* [Your goal] Look through the data below. Collect every line where the word "React" occurs.
[Collected data start]
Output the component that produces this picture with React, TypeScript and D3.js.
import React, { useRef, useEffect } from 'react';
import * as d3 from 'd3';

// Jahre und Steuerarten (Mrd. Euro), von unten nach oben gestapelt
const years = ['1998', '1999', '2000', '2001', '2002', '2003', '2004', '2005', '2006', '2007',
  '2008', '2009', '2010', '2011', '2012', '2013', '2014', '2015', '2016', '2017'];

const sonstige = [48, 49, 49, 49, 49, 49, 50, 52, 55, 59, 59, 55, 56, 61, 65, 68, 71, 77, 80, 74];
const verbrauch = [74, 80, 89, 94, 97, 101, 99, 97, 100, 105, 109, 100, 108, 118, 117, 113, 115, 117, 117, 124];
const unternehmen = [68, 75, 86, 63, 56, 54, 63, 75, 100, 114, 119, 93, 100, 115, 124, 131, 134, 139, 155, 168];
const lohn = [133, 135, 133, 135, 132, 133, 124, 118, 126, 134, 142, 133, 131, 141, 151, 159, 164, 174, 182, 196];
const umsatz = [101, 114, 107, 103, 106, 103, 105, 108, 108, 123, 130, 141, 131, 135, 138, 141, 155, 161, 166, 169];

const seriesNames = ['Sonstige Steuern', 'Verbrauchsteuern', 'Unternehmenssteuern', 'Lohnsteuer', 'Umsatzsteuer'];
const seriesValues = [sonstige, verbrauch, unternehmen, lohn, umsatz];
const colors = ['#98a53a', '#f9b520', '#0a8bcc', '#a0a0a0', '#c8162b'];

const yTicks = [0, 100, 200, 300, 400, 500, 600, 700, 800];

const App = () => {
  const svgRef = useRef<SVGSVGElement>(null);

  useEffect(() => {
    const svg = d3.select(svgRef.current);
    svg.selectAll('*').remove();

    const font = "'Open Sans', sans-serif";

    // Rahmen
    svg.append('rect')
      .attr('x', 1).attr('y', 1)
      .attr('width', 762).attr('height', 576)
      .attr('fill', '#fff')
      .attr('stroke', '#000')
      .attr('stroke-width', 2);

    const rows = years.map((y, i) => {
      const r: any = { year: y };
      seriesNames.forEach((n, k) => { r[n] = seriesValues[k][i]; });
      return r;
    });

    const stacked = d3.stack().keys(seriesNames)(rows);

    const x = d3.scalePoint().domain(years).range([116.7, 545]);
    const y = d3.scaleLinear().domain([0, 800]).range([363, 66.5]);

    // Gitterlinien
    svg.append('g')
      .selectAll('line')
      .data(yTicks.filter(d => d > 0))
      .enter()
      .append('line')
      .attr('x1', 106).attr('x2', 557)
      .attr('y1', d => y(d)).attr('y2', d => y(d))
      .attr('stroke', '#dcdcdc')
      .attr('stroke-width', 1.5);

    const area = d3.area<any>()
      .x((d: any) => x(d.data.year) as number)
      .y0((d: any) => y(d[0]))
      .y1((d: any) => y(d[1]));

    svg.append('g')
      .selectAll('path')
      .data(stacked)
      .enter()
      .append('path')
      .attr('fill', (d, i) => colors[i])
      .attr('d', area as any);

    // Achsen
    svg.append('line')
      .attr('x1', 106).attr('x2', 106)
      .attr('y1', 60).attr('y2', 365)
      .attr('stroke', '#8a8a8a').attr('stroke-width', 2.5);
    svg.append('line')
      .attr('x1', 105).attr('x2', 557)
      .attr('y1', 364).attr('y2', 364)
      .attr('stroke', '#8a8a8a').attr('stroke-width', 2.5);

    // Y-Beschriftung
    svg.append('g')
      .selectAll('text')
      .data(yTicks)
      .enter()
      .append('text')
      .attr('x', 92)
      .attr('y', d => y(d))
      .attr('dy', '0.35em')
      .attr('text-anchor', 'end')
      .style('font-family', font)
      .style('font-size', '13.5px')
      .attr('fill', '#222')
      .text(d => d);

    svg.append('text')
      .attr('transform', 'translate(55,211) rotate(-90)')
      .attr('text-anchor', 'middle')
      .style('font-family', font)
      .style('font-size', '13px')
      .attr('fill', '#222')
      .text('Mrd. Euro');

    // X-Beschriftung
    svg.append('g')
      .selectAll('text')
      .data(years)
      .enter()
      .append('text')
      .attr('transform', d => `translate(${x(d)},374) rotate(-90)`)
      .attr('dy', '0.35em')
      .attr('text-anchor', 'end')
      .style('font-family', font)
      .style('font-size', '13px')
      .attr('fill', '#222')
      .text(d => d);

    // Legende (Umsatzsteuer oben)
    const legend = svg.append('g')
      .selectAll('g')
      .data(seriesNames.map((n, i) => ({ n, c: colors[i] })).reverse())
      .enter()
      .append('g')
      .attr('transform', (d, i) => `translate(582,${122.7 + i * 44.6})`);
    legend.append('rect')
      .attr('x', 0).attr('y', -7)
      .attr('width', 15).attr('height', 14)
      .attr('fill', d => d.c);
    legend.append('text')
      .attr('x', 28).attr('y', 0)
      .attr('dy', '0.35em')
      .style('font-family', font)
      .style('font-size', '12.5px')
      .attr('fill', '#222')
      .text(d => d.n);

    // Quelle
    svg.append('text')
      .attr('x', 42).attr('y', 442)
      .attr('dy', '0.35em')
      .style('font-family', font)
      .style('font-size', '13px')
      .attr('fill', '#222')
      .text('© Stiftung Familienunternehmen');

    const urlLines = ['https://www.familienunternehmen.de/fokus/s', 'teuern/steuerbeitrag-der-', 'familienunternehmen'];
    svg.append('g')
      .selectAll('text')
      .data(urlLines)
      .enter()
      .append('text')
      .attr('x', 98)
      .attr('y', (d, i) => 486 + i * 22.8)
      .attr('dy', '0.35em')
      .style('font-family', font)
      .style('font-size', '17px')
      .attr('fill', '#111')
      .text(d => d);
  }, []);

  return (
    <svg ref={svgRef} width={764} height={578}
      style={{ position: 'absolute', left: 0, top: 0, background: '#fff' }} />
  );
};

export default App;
[Collected data end]
* [Exercise output]
Output the component that produces this picture with React, TypeScript and D3.js.
import React, { useRef, useEffect } from 'react';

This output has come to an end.